Get those last orders in.
Get your last orders in while you can because your local Wetherspoons might be closing down for good.
JD Wetherspoons, which operated more than 950 pubs a decade ago, says it plans to shut 61 pubs down by the end of the year.
The company shuttered 41 pubs last year.
This is despite the pub chain reporting earlier this year a near-eightfold rise in pre-tax profits of £36million and a 7.7% increase in like-for-like sales.
Spoons has so far confirmed it has held or surrendered the lease on 26 pubs, from London to Liverpool.
Many more are listed as up for grabs on the estate agency Savills, though others have quietly closed their doors or changed hands.
Wetherspoons has long been known for its cut-price beer and food, with the pub chain refusing to increase the cost of its £5.75 breakfast amid the cost of living crisis.
Tim Martin, the chair of JD Wetherspoons, has said that while profits are on the up they haven’t reached what they were before the pandemic.
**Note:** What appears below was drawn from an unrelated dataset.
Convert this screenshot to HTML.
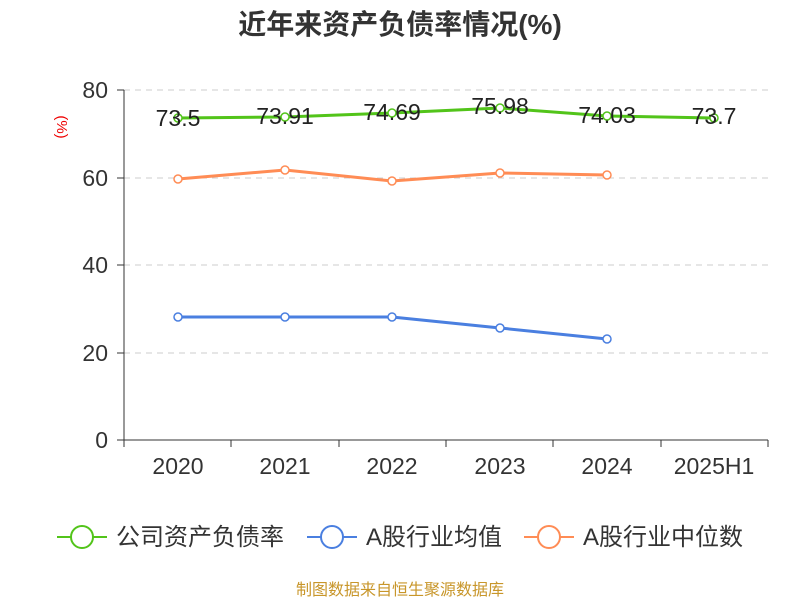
<!DOCTYPE html>
<html><head><meta charset="utf-8"><style>body{margin:0;background:#fff}</style></head><body>
<svg width="800" height="600" xmlns="http://www.w3.org/2000/svg" font-family="Liberation Sans, Noto Sans CJK SC, sans-serif">
<text x="400" y="34" text-anchor="middle" font-size="28" font-weight="bold" fill="#333">近年来资产负债率情况(%)</text>
<text x="62" y="127" font-size="15" fill="#e00" transform="rotate(90 62 127)" text-anchor="middle" dy="5">(%)</text>
<g stroke="#ccc" stroke-dasharray="6,5" stroke-width="1">
<line x1="124" y1="90" x2="768" y2="90"/><line x1="124" y1="178" x2="768" y2="178"/><line x1="124" y1="265" x2="768" y2="265"/><line x1="124" y1="353" x2="768" y2="353"/></g>
<g stroke="#333" stroke-width="1">
<line x1="124" y1="90" x2="124" y2="440"/><line x1="124" y1="440" x2="768" y2="440"/>
<line x1="117" y1="90" x2="124" y2="90"/><line x1="117" y1="178" x2="124" y2="178"/><line x1="117" y1="265" x2="124" y2="265"/><line x1="117" y1="353" x2="124" y2="353"/><line x1="117" y1="440" x2="124" y2="440"/>
<line x1="124" y1="440" x2="124" y2="447"/><line x1="231" y1="440" x2="231" y2="447"/><line x1="339" y1="440" x2="339" y2="447"/><line x1="446" y1="440" x2="446" y2="447"/><line x1="553" y1="440" x2="553" y2="447"/><line x1="661" y1="440" x2="661" y2="447"/><line x1="768" y1="440" x2="768" y2="447"/></g>
<g font-size="23" fill="#333" text-anchor="end"><text x="108" y="98">80</text><text x="108" y="186">60</text><text x="108" y="273">40</text><text x="108" y="361">20</text><text x="108" y="448">0</text></g>
<g font-size="23" fill="#333" text-anchor="middle"><text x="178" y="474">2020</text><text x="285" y="474">2021</text><text x="392" y="474">2022</text><text x="500" y="474">2023</text><text x="607" y="474">2024</text><text x="714" y="474">2025H1</text></g>
<polyline fill="none" stroke="#52c41a" stroke-width="3" points="178,118 285,117 392,113 500,108 607,116 714,118"/>
<polyline fill="none" stroke="#ff8c55" stroke-width="3" points="178,179 285,170 392,181 500,173 607,175"/>
<polyline fill="none" stroke="#4a7fe0" stroke-width="3" points="178,317 285,317 392,317 500,328 607,339"/>
<g fill="#fff" stroke-width="1.5">
<g stroke="#52c41a"><circle cx="178" cy="118" r="4"/><circle cx="285" cy="117" r="4"/><circle cx="392" cy="113" r="4"/><circle cx="500" cy="108" r="4"/><circle cx="607" cy="116" r="4"/><circle cx="714" cy="118" r="4"/></g>
<g stroke="#ff8c55"><circle cx="178" cy="179" r="4"/><circle cx="285" cy="170" r="4"/><circle cx="392" cy="181" r="4"/><circle cx="500" cy="173" r="4"/><circle cx="607" cy="175" r="4"/></g>
<g stroke="#4a7fe0"><circle cx="178" cy="317" r="4"/><circle cx="285" cy="317" r="4"/><circle cx="392" cy="317" r="4"/><circle cx="500" cy="328" r="4"/><circle cx="607" cy="339" r="4"/></g></g>
<g font-size="23" fill="#222" text-anchor="middle"><text x="178" y="126">73.5</text><text x="285" y="124">73.91</text><text x="392" y="120">74.69</text><text x="500" y="114">75.98</text><text x="607" y="123">74.03</text><text x="714" y="124">73.7</text></g>
<g stroke-width="2" fill="#fff">
<line x1="57" y1="537" x2="107" y2="537" stroke="#52c41a"/><circle cx="82" cy="537" r="11" stroke="#52c41a"/>
<line x1="307" y1="537" x2="357" y2="537" stroke="#4a7fe0"/><circle cx="332" cy="537" r="11" stroke="#4a7fe0"/>
<line x1="524" y1="537" x2="574" y2="537" stroke="#ff8c55"/><circle cx="549" cy="537" r="11" stroke="#ff8c55"/></g>
<g font-size="24" fill="#333"><text x="116" y="545">公司资产负债率</text><text x="366" y="545">A股行业均值</text><text x="583" y="545">A股行业中位数</text></g>
<text x="400" y="595" text-anchor="middle" font-size="16" fill="#c8962a">制图数据来自恒生聚源数据库</text>
</svg></body></html>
While dozens of Wetherspoons are shutting, Martin that the chain hopes to open new branches as inflation finally eases.
‘Consumers are cautious but are willing to spend and most people have jobs if they want one,’ Martin told The Guardian in March.
‘People are happy to go out for a pint if you keep the price competitive. It’s not like buying a sofa.’
About 71% of Wetherspoons are now freehold – meaning the company owns the land outright – compared to 41% in 2010.
Martin said the company is eyeing 130 towns and cities to open new pubs over the next 10 years.
Recently opened pubs include the Captain Flinders near Euston Station, London, and the Scribbling Mill in the White Rose Shopping Centre, Leeds. The Lion and Unicorn opened at Waterloo Station in early April.
The goal, the company said in its financial report in March, is to open 1,000 pubs.
The report said: ‘In spite of a reduction in the overall number of pubs, sales have continued to increase – total sales are now about one-third higher than in 2015, when the number of pubs peaked, and sales per pub have increased by about 50% since then.’
Until then, however, dozens of Wetherspoons have served last orders for, well, the last time this year.